My approach would be to confirm that you are not overfeeding (not so simple and don't starve your fish) and get a feel for the phosphate level of the food you are using. I would not change anything without being well informed. And starting now, increase the amount and frequency of changing the GFO. You might try doubling the amount of GFO and measure the phosphate level after a couple of days. Let the results guide you on how to proceed with amounts and frequency of changing the GFO.

bertoni
07/13/2017, 04:43 PM
I agree that checking the feeding amount is a good step. Some foods will contain more phosphate than others, and leaching can vary a bit, too, I suspect. You could try using a binder like gelatin when making fish food. That's what I did. That might reduce the leaching factor some. I haven't done any measurements, though.

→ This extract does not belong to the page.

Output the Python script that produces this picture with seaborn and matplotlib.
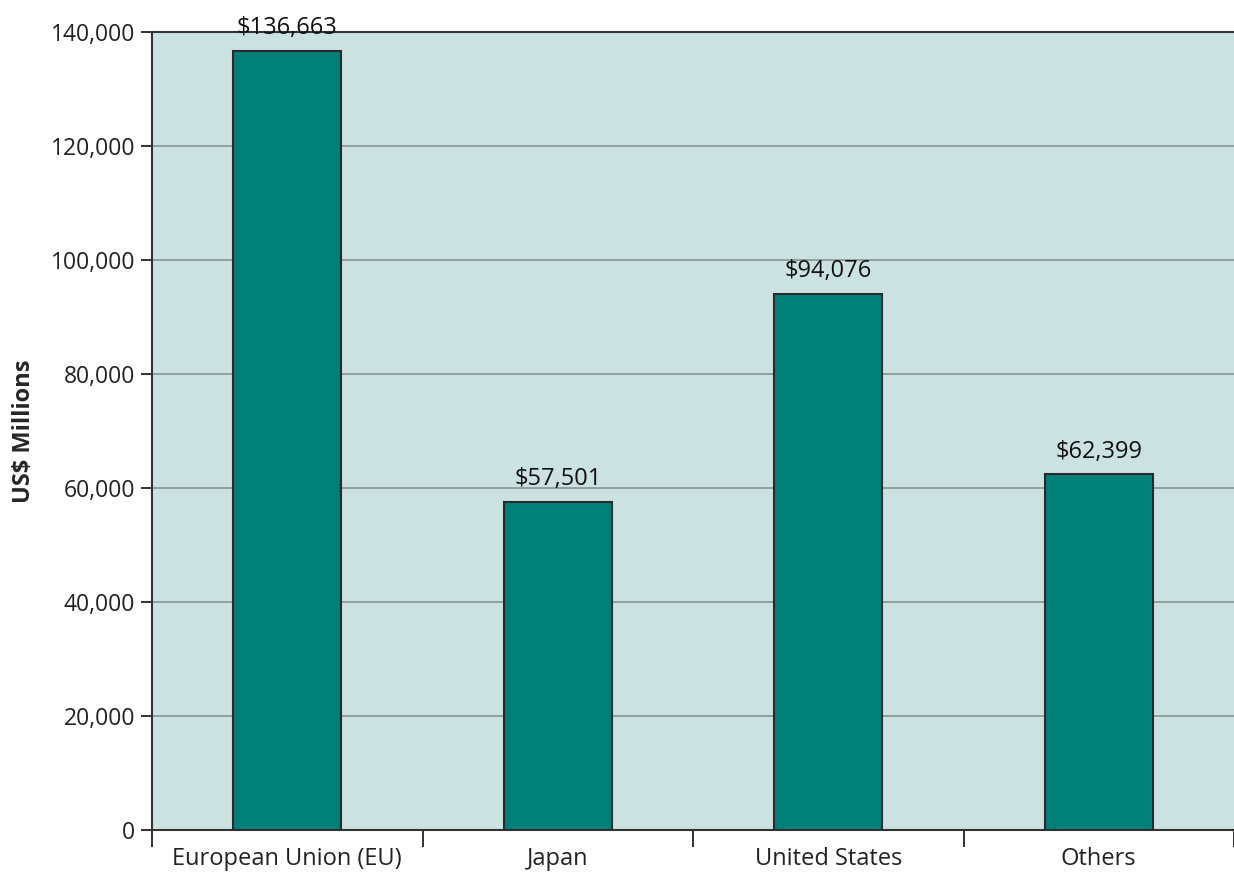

You could try comparing the leaching from the food you made to that from a commercial mix, if you're interested. A lot of liquefied ingredients could cause more phosphate in the water column in the short term. In the long term, there are a lot of factors at work.

Big E
07/14/2017, 05:02 AM
I'd read this for some help--

http://www.advancedaquarist.com/2012/3/chemistry

Most raw sea food should be low in phosphate, but you also have to consider what a store may use as preservatives. Tripolyphoshpate is commonly used........I have no idea how much that would actually add in phosphate.

I would also suspect your GFO is getting exhausted in a week or less with those high levels you're trying to knock down. You may want to try to change it out more often or at least track/test your reactor output levels over time to get a better handle on when to change it out.

If you get down to .10 ppm or less it's likely you will only have to change out the GFO on a monthly basis.

I use half the recommended amount changed monthly and can keep P04 at around .05-.07 ppm per a Hanna 736.